The bail system also improperly uses your personal wealth as a basis for determining whether you remain locked up or go free before trial. People with money for bail can go home, keep their jobs, keep their families intact and actively fight the charges against them. People who stay locked up because they have no money for bail can’t go to work, so they are likely to lose their jobs, and they can’t care for their children — so they may lose them as well. The pressure of those losses makes them more likely to plead guilty in order to get out, even if they are innocent. Their time in jail and away from home makes them more likely to get into further trouble with the law, regardless of whether they were guilty of the original charges.
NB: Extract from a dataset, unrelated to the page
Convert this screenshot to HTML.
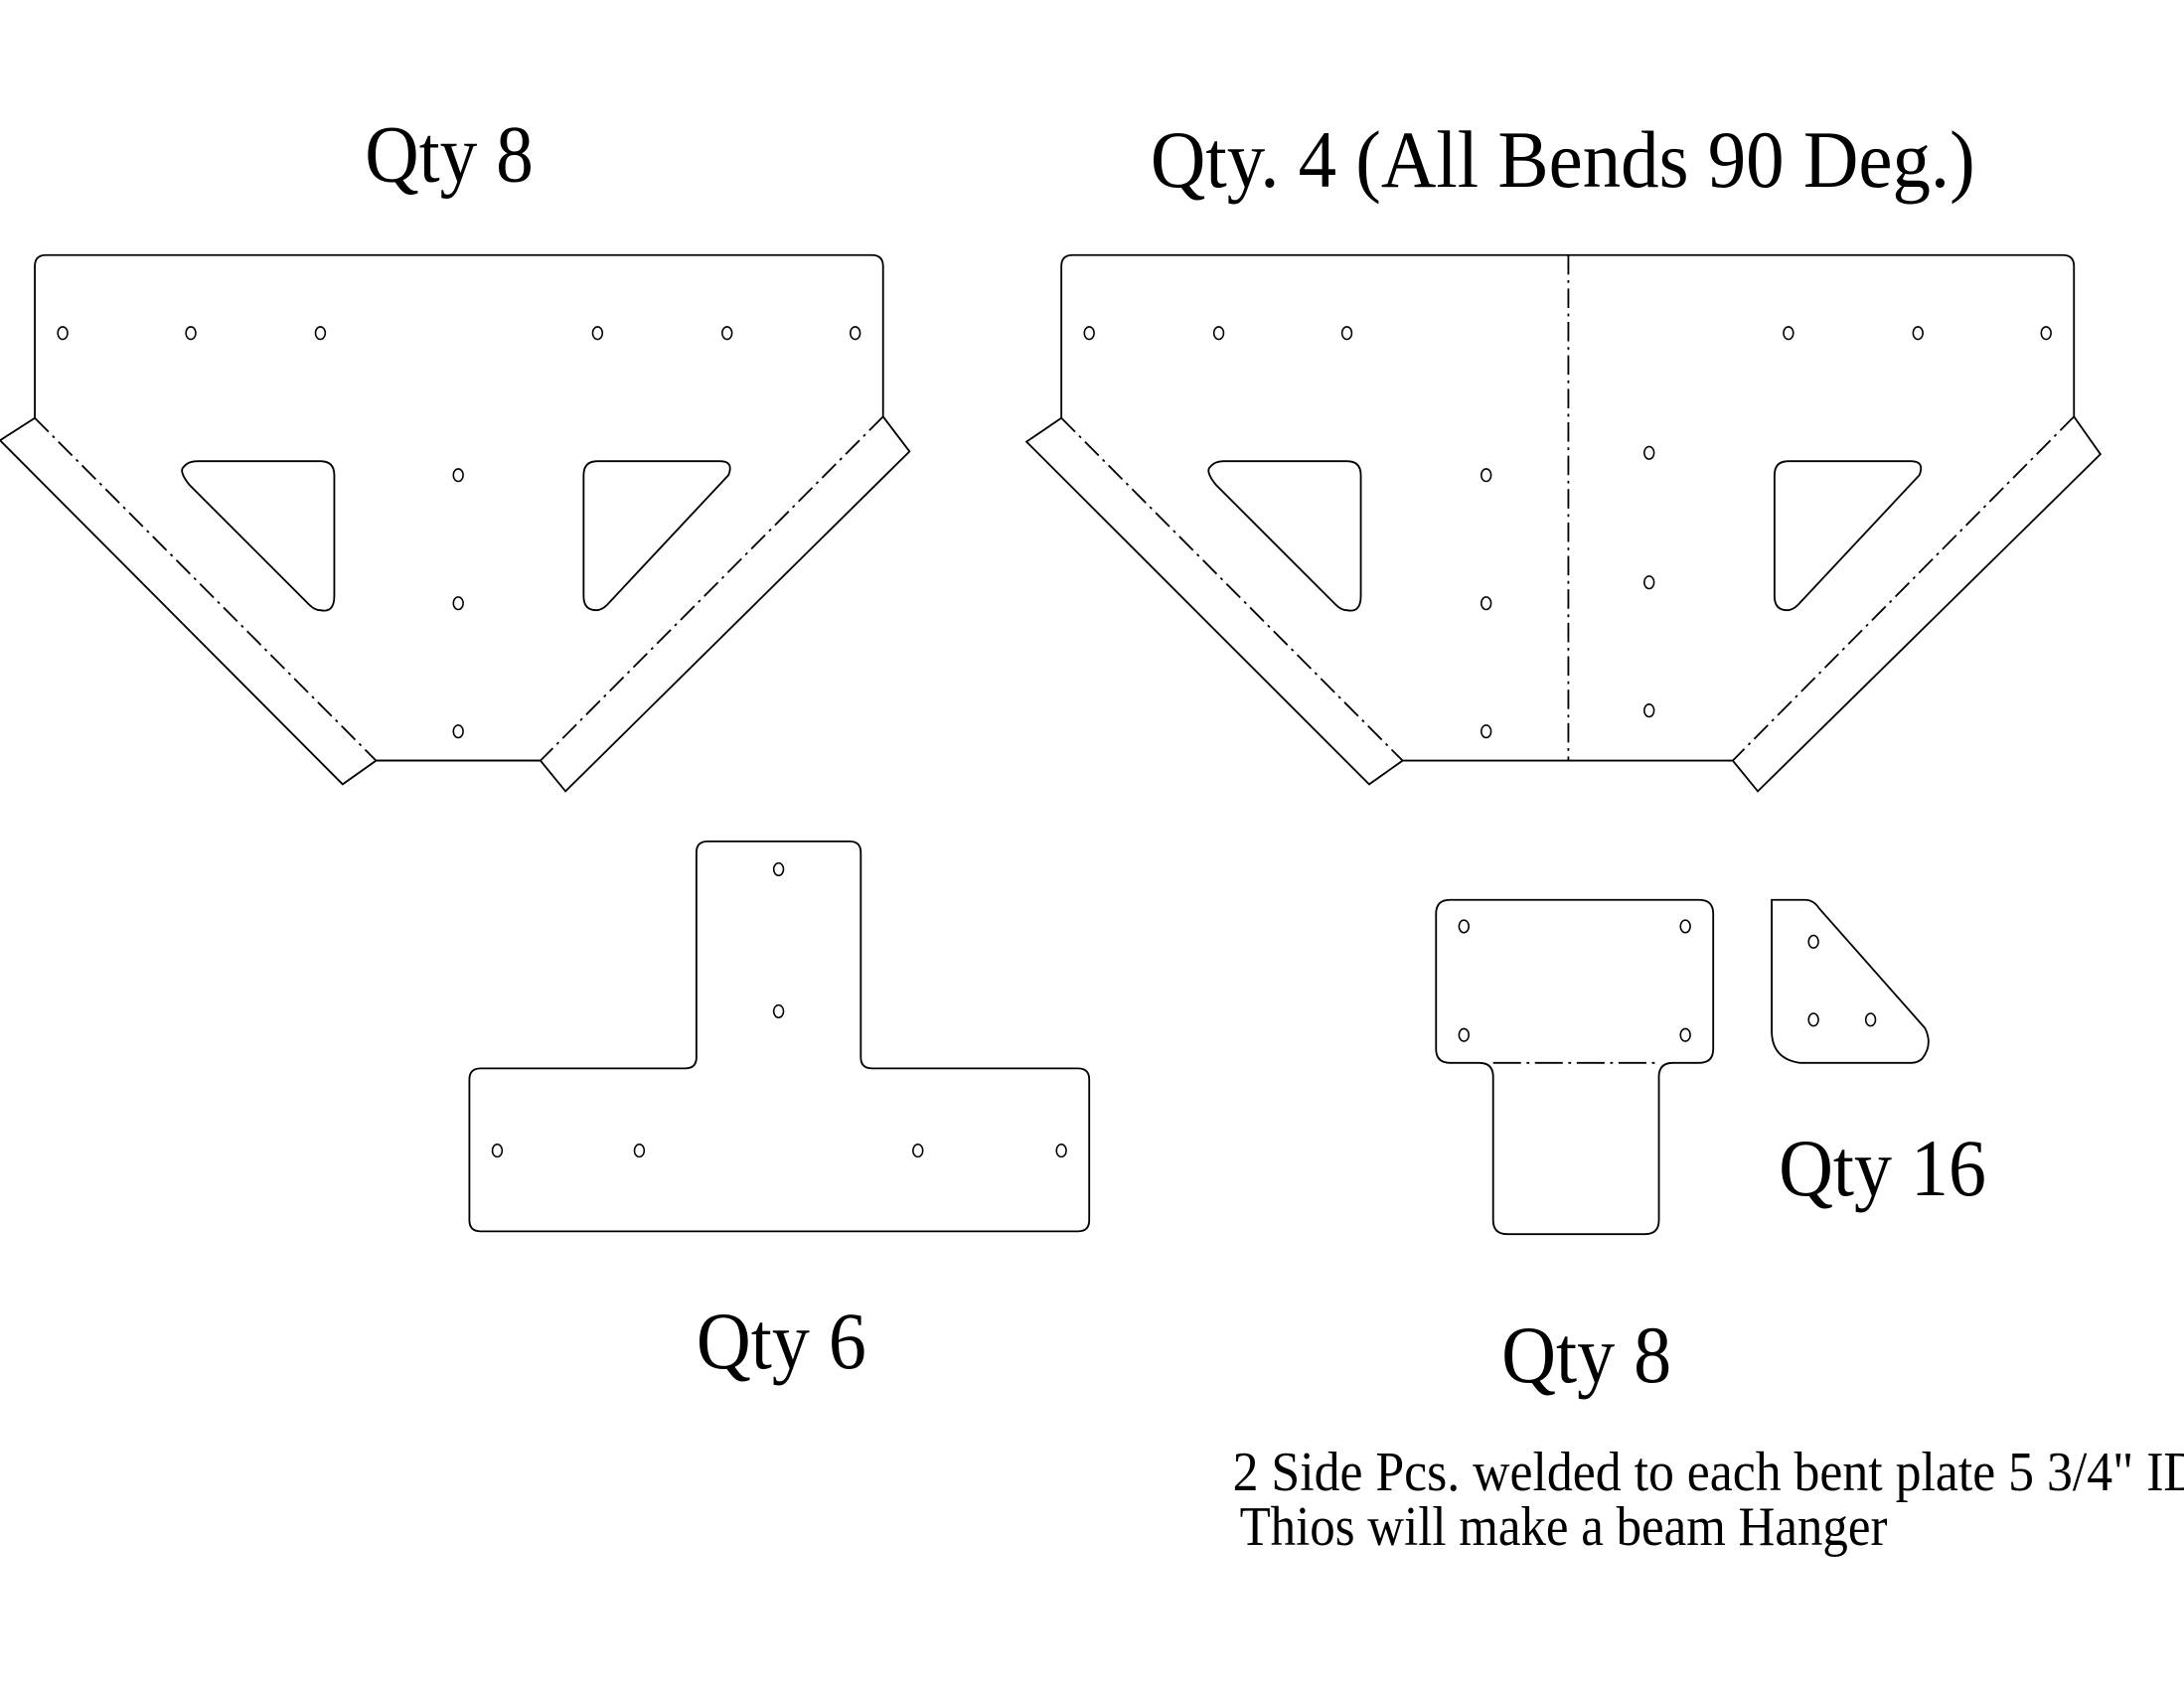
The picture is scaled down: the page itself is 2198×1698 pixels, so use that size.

Two virtually identical bills would finally catch California up with those jurisdictions that rely on smarter, cheaper, more effective, more just and more enlightened ways to deal with people accused of crimes. SB 10 by Sen. Robert Hertzberg (D-Van Nuys) and AB 42 by Assemblyman Rob Bonta (D-Oakland) would require courts to use risk assessments and pretrial services instead of bail schedules. This is the right approach, and the Legislature should embrace it.

Despite the success of no-bail or limited-bail programs, the bills are controversial — because they threaten the stranglehold that the bail bond industry has on the state.
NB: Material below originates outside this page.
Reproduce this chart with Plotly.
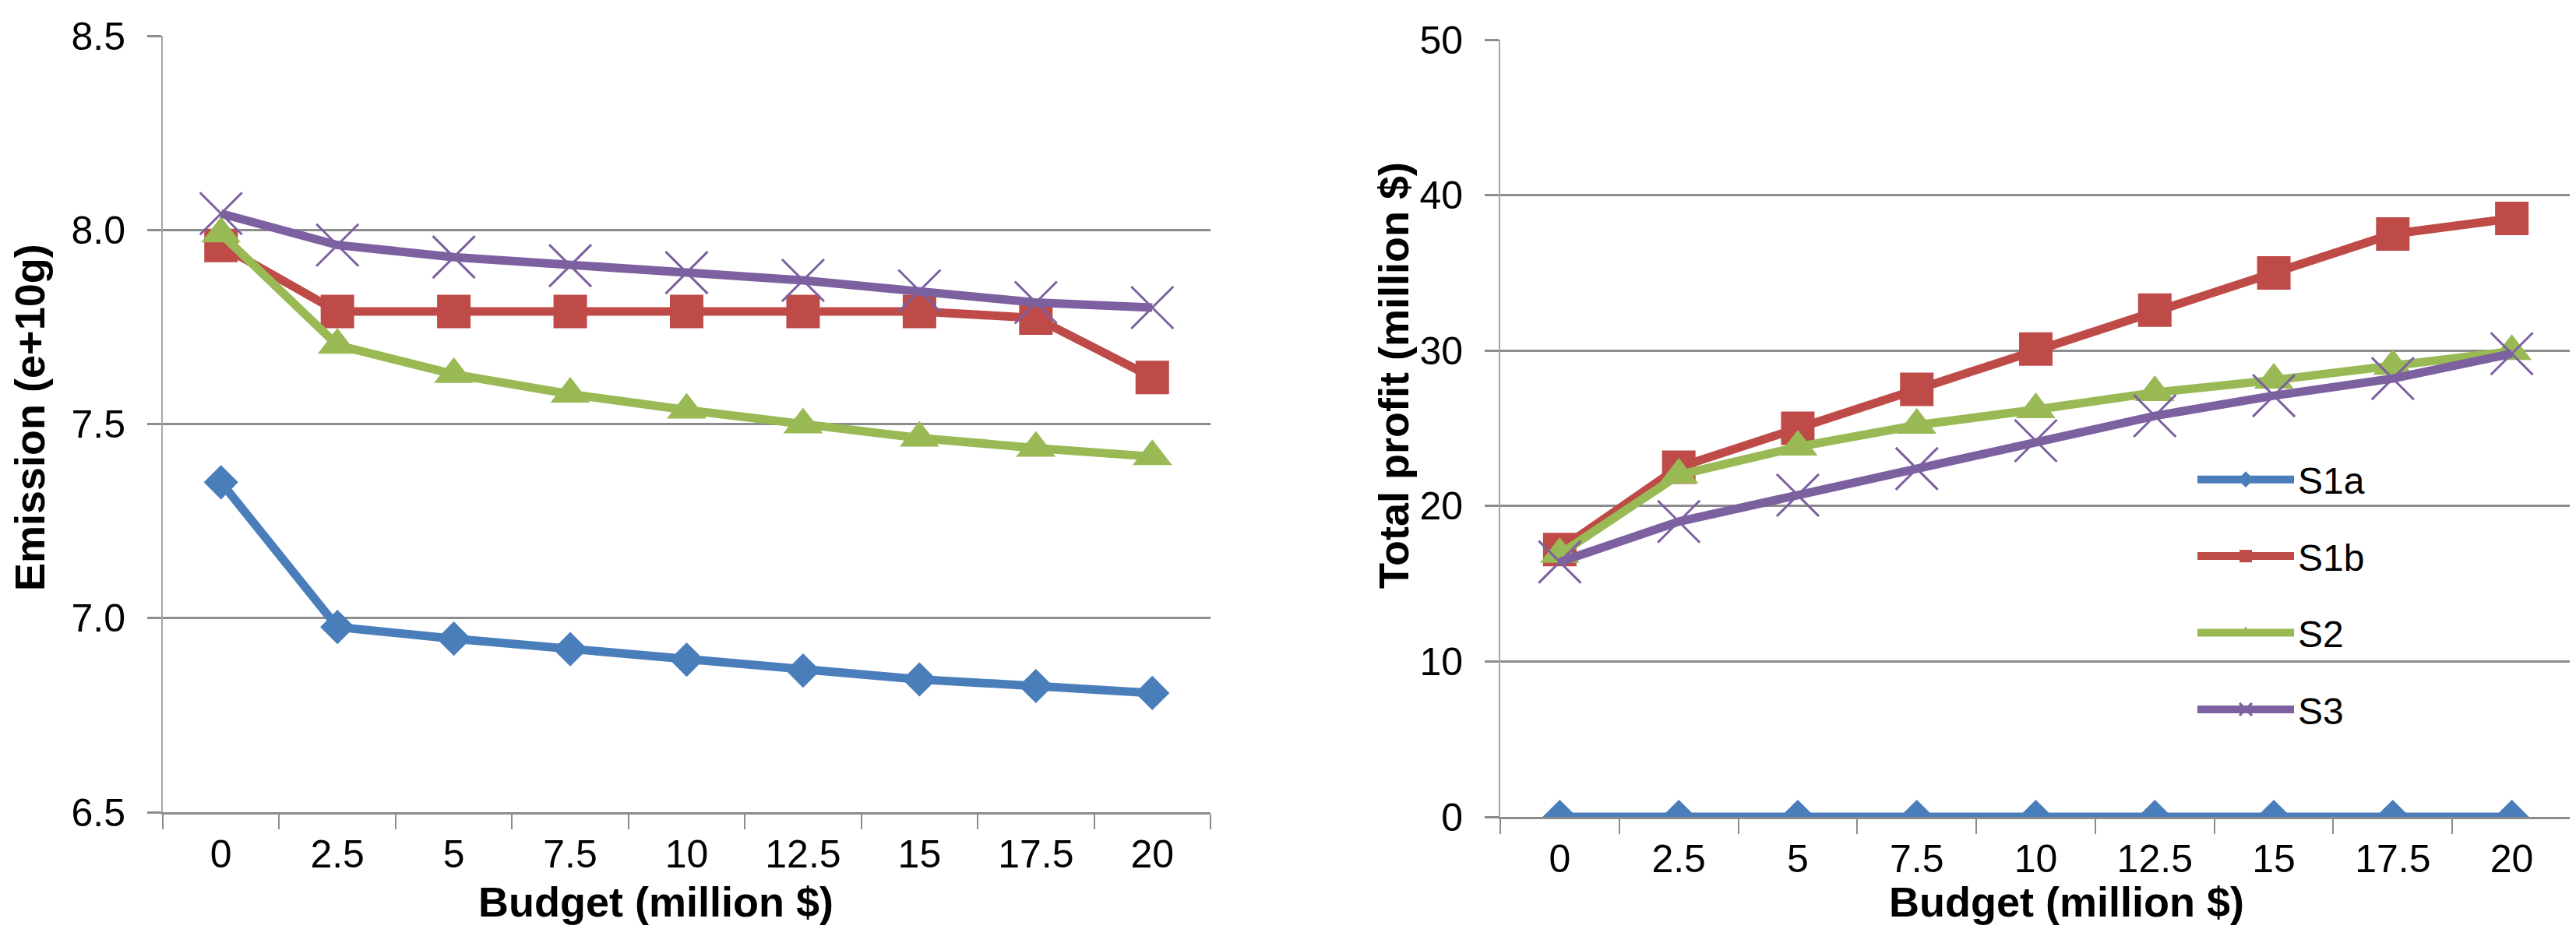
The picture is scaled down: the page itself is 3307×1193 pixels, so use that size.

No doubt, it’s a lucrative business. In Los Angeles, a person taken to jail after being arrested is directed to a phone that is flanked by ads for bail bond companies, each of which will require a payment equal to 10% of the defendant’s bail. If your bail is $50,000, for example, you must pay the bond company $5,000, supposedly to secure your court appearance. But even if you show up, even if you’re acquitted, you won’t get any of that money back.

If you flee, the bond company is supposed to pay the full $50,000 to the court, or else track you down — like TV’s “Dog the Bounty Hunter” — and present you to the judge. But California courts ask for the forfeited money rarely, if ever, so the bond company rarely bothers to track down its clients.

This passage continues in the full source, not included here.